The stand out feature of the architectural concept for the project is that it supports social interaction between the residents. The building is organised around an inner courtyard that connects a series of intermediate spaces. On the ground floor, an open portico to the entrance serves as a small community space bridging the gap between public space and the communal courtyard. Instead of entering each of the building’s corridors directly and independently from the exterior façade, four communication shafts are located in the four corners of the courtyard, allowing all residents to gather and meet.
On a typical floor, access to the apartments is through porticoes that, like private terraces, form a ring of outdoor spaces overlooking the courtyard. There are 18 apartments with a total of 114 rooms per floor, all of similar dimensions. There is another ring with balconies not only to the inner courtyard, but also to the outside of the building.
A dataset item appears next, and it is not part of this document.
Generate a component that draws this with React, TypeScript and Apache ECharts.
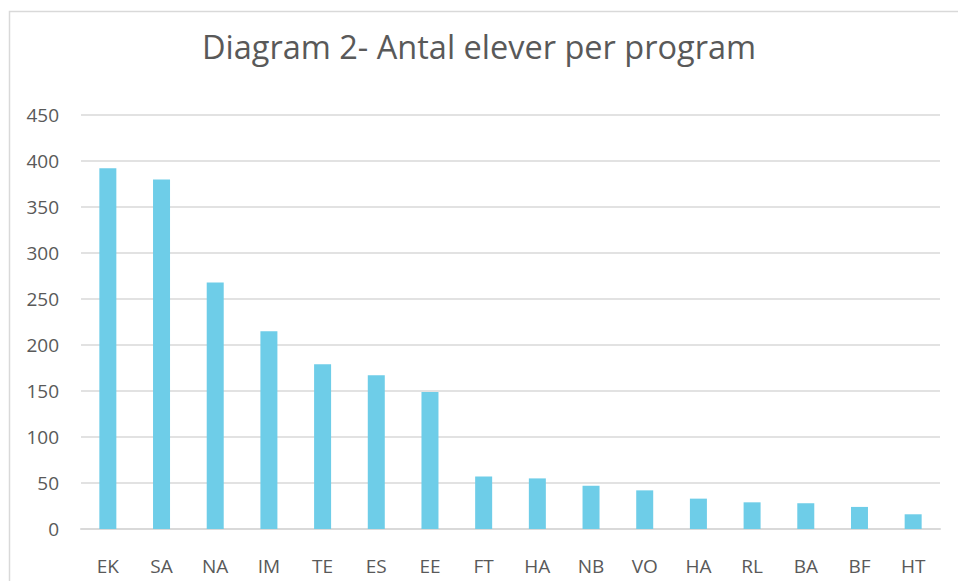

Due to the room openings in the apartments, there is a direct connection between the inner courtyard and the outside and thus allowing permeability for air, sight and movement. The building’s defining materials are the visible timber construction and hot dip galvanized steel. Both the pergola construction of the inner courtyard, including the railing mats for the parapets and partition walls, and the balcony construction of the outer ring of the building were hot dip galvanized.